GIVEN INSTRUCTION - Please reproduce exactly the lines between the line holding "Clone this chart" and the line holding "import * as d3 from 'd3';", inclusive, leaving out any pictures.

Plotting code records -
__________

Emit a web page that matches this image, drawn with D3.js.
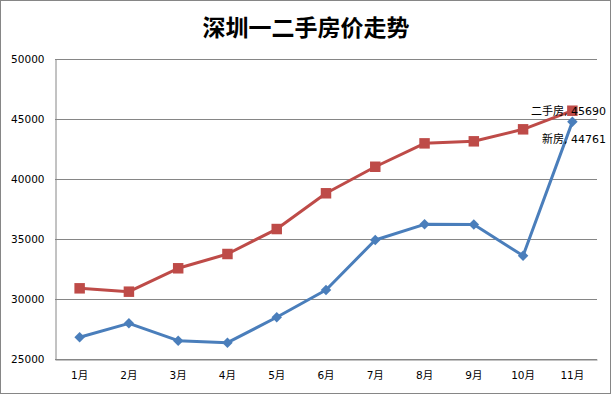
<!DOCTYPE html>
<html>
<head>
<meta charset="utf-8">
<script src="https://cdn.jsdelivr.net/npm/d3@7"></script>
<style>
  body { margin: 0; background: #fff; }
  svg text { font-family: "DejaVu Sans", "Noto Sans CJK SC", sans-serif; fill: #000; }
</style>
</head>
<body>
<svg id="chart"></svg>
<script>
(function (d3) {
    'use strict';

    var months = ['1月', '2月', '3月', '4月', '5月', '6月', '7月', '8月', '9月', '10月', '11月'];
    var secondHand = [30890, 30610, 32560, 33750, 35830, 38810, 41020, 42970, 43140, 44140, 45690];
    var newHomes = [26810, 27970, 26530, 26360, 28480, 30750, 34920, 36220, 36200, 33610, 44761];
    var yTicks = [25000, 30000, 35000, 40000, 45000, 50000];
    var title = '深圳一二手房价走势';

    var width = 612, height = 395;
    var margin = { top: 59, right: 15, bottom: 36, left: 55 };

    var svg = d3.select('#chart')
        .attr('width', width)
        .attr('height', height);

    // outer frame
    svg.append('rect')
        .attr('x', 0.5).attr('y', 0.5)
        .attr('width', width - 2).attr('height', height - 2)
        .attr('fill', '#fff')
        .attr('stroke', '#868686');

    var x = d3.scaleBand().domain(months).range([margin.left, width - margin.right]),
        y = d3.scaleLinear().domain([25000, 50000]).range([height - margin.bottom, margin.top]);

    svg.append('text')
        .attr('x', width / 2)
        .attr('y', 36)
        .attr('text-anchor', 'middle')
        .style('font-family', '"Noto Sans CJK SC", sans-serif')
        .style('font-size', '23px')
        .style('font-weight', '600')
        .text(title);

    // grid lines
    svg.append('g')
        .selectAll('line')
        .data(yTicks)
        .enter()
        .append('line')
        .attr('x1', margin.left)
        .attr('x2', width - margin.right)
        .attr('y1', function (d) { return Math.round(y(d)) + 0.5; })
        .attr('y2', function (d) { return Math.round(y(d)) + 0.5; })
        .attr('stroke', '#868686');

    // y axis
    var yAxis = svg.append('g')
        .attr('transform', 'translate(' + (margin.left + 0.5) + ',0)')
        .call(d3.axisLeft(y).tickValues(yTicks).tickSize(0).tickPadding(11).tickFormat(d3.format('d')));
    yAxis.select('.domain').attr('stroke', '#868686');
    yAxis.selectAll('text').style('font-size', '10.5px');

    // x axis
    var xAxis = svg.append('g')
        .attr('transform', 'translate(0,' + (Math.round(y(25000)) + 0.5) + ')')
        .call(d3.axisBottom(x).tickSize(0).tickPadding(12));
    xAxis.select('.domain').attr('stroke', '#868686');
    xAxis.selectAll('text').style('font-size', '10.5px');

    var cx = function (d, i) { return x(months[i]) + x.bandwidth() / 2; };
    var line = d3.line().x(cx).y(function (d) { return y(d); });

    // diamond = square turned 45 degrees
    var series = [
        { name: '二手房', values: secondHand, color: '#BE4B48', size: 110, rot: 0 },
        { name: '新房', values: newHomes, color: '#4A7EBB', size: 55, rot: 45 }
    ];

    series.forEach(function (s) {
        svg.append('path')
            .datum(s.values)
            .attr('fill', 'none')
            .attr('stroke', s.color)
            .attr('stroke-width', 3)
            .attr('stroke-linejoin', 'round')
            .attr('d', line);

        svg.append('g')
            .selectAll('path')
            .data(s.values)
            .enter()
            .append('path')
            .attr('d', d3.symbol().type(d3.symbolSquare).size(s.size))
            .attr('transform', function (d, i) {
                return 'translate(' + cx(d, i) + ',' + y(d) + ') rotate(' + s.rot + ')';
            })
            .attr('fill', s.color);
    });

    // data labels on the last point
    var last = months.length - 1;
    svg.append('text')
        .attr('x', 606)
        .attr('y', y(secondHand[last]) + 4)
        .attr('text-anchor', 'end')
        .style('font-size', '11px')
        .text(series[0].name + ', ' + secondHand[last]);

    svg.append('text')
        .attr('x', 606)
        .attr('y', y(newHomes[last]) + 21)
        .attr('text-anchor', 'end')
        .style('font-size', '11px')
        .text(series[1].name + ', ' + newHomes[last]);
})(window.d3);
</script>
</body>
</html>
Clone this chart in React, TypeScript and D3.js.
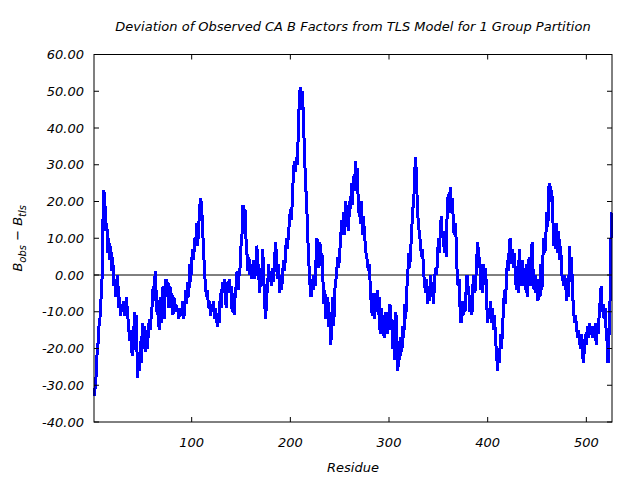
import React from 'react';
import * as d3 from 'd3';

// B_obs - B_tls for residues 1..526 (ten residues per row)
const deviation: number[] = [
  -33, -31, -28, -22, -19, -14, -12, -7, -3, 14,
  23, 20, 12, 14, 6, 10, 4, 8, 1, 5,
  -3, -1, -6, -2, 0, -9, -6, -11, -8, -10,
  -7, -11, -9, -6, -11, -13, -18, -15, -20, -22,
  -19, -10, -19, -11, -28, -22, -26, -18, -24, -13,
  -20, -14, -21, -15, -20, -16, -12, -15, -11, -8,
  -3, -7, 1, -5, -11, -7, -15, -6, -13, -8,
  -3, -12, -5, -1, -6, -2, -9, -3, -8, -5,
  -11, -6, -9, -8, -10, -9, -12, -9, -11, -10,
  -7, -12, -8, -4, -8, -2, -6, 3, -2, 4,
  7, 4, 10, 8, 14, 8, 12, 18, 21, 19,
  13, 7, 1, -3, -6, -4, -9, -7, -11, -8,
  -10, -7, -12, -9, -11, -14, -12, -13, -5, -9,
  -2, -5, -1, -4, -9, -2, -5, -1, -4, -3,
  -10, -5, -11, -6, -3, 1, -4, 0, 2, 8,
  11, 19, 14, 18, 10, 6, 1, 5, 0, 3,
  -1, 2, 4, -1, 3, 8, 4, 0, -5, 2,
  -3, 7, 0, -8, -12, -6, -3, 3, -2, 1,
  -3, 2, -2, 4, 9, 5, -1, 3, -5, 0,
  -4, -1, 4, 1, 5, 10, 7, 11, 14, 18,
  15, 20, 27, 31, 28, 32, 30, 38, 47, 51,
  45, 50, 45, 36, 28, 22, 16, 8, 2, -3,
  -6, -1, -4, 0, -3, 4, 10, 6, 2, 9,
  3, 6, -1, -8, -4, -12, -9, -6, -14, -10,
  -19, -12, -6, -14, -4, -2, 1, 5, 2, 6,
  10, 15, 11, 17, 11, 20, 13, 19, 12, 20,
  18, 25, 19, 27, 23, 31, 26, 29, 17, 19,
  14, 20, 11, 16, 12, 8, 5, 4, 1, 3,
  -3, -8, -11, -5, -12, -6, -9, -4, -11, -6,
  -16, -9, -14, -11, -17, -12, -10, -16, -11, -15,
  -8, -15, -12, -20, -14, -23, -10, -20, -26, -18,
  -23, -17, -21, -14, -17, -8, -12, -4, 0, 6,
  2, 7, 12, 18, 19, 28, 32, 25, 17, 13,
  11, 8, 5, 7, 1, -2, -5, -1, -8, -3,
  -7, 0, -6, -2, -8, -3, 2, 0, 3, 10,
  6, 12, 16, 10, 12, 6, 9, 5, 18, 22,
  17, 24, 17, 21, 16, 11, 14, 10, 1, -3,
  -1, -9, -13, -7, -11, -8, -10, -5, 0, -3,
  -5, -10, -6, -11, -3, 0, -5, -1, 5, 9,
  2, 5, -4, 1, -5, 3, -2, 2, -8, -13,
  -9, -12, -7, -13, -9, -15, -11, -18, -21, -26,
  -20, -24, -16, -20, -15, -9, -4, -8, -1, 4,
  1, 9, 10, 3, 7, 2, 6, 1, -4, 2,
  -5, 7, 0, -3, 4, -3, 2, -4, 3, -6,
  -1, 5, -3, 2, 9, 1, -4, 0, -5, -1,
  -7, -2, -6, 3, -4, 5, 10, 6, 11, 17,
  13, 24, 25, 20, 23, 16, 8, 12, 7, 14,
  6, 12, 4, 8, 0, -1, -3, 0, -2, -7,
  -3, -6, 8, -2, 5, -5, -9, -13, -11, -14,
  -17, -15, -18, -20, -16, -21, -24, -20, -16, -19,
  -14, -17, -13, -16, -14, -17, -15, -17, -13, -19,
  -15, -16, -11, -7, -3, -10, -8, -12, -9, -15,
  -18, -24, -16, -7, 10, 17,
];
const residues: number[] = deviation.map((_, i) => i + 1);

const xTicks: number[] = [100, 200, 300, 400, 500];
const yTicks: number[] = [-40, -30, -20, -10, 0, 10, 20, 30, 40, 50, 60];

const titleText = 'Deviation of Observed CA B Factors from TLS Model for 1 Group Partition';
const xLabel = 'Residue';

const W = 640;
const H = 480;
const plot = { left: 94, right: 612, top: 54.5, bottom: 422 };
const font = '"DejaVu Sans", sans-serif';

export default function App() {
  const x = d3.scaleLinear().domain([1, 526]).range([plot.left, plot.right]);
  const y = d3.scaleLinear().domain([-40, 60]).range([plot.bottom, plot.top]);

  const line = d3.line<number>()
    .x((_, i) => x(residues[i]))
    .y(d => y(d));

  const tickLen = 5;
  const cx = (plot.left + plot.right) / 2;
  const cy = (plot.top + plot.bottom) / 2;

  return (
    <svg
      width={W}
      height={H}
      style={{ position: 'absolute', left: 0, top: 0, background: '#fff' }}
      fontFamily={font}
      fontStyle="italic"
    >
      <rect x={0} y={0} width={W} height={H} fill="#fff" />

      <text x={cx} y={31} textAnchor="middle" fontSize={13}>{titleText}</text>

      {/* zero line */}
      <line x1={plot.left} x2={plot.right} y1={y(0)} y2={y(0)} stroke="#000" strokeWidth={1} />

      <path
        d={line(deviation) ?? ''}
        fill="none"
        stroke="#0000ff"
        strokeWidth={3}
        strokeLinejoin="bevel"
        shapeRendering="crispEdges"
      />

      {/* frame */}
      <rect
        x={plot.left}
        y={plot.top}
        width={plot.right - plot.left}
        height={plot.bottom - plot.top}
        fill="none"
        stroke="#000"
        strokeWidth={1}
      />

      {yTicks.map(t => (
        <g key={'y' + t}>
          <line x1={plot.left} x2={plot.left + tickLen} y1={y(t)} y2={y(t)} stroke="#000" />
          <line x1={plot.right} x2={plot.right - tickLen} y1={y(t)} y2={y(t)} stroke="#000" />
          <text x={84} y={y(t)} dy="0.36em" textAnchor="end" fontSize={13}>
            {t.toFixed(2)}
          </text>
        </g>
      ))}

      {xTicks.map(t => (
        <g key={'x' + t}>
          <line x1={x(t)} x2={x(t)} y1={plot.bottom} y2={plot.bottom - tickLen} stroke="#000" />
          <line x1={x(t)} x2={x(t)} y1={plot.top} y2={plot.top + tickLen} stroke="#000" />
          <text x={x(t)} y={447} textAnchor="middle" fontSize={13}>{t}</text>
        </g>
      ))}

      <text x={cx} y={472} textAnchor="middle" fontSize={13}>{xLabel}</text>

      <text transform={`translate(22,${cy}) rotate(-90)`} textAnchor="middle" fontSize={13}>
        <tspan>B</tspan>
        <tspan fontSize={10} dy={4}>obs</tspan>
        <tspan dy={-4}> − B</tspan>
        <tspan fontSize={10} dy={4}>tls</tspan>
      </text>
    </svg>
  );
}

__________

TASK RESPONSE -
Clone this chart in React, TypeScript and D3.js.
import React from 'react';
import * as d3 from 'd3';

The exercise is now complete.